Merrily on Our Way – Review of The Adventures of Ichabod and Mr. Toad

17th June, 2011 - Posted by DisAnim - Comments Off on Merrily on Our Way – Review of The Adventures of Ichabod and Mr. Toad

Disney Adventures of Ichabod and Mr. Toad

I must say, Ichabod and Mr. Toad is definitely one of my favorites up to this point. Both segments are delightful and well-done. It’s nice to see the package films finally come to an end. The Wind and the Willows was initially going to be full-length. A Time Magazine article mentioned it in 1940—nine years before it finally made it to the big screen. In fact, supposedly one animator began working on it, left to fight in World War II, and then returned four years later to continue working on the same sequence. As far as Ichabod’s segment, I’m not sure whether it was originally intended to be feature-length or not. It’s possible that they just didn’t feel like they were ready for full-length films again. Fortunately they felt like they were for the next one.

The Wind in the Willows
This was my first time seeing this, though I had been on Mr. Toad’s Wild Ride in Disneyland. The only thing that I could remember from the ride was Toad’s arrival in hell, so I assumed that the movie would eventually get there as well (as a way for Toad to realize that there are consequences to actions). Except for that incorrect notion, which threw me off a bit, everything was great. The characters all have distinct and likable personalities.

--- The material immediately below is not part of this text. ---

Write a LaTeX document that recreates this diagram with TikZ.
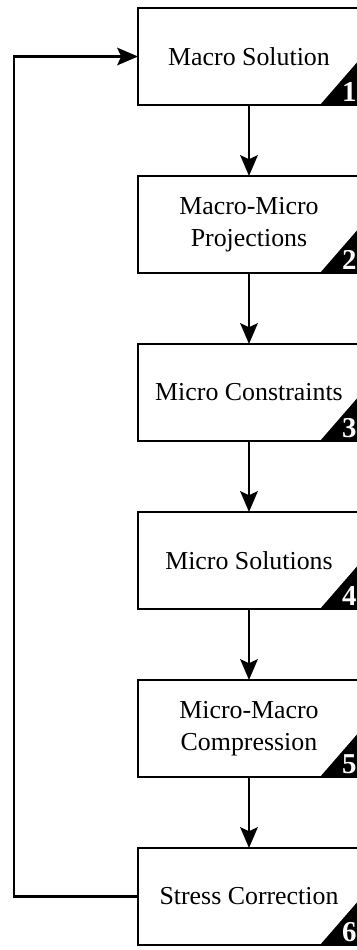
\documentclass[tikz,border=0pt]{standalone}
\usepackage{fontspec}
\setmainfont{Liberation Serif}
\usetikzlibrary{calc,positioning,arrows.meta}

\begin{document}
\begin{tikzpicture}[
    line width=1.6pt,
    box/.style={draw,outer sep=0pt,minimum width=5.55cm,minimum height=2.425cm,
      align=center,font=\fontsize{18.4}{22.7}\selectfont},
    flow/.style={-{Stealth[length=0.52cm,width=0.44cm,inset=0.1cm]}},
    num/.style={anchor=base east,inner sep=0pt,text=white,
      font=\fontsize{20.5}{24}\selectfont\bfseries},
  ]

  \useasboundingbox (0,0) rectangle (8.925,-23.75);

  % steps

  \foreach \n/\txt in {1/{Macro Solution},
                       2/{Macro-Micro\\Projections},
                       3/{Micro Constraints},
                       4/{Micro Solutions},
                       5/{Micro-Macro\\Compression},
                       6/{Stress Correction}}
    \node (b\n) at (6.225,{-1.4125-4.2*(\n-1)}) [box] {\txt};

  % corner marks

  \foreach \n in {1,...,6} {
    \fill (b\n.south east) -- ++(-1,0) -- ++(1,1.15) -- cycle;
    \node at ($(b\n.south east) + (-0.06,0.1)$) [num] {\n};
  }

  % arrows between steps

  \foreach \n [evaluate=\n as \m using int(\n+1)] in {1,...,5}
    \draw[flow] (b\n.south) -- (b\m.north);

  % loop back

  \coordinate (back) at ($(b6.west) + (-3.1,0)$);
  \draw[flow] (b6.west) -- (back) |- (b1.west);

\end{tikzpicture}
\end{document}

That isn’t to say that Toad’s irreverent behavior is all that admirable (though admittedly funny). Whether he’s using a whip as a jump rope or breathing exhaust directly, he’s not exactly the sanest character in the film. And Cyril’s no better, the perfect companion for Toad. Jumping over the hedges just to have the cart destroy them is evidence enough of that. It’s a shame that by the end, he’s the same old irreverent Toad—just with a new mania.

The Legend of Sleepy Hollow
The character design for Ichabod is great. It perfectly demonstrates his awkwardness. His affinity for food is great too. I love how he peaks into his pupils’ lunch baskets and how nearly every scene has him eating something. He makes for a great protagonist. The one thing I dislike is that he seems a bit shallow. His interest in Katrina is based on his admiration for her beauty and her father’s wealth, but nowhere is it implied that he’s all that interested in her personality (and ironically, he may have seen that she’s a bit mischievous herself, egging on two suitors simultaneously, and laughing at Ichabod when Brom Bones relates the tale of the Headless Horseman).

It also goes to show you how much superstition can cause you problems. He had great luck until he allowed himself to be distracted by the tale of the Headless Horseman. At that point, he couldn’t even pour coffee without getting some on a cat. And from the cat’s standpoint, it just goes to show you that if you try to eat the scraps off other people, eventually you get burned.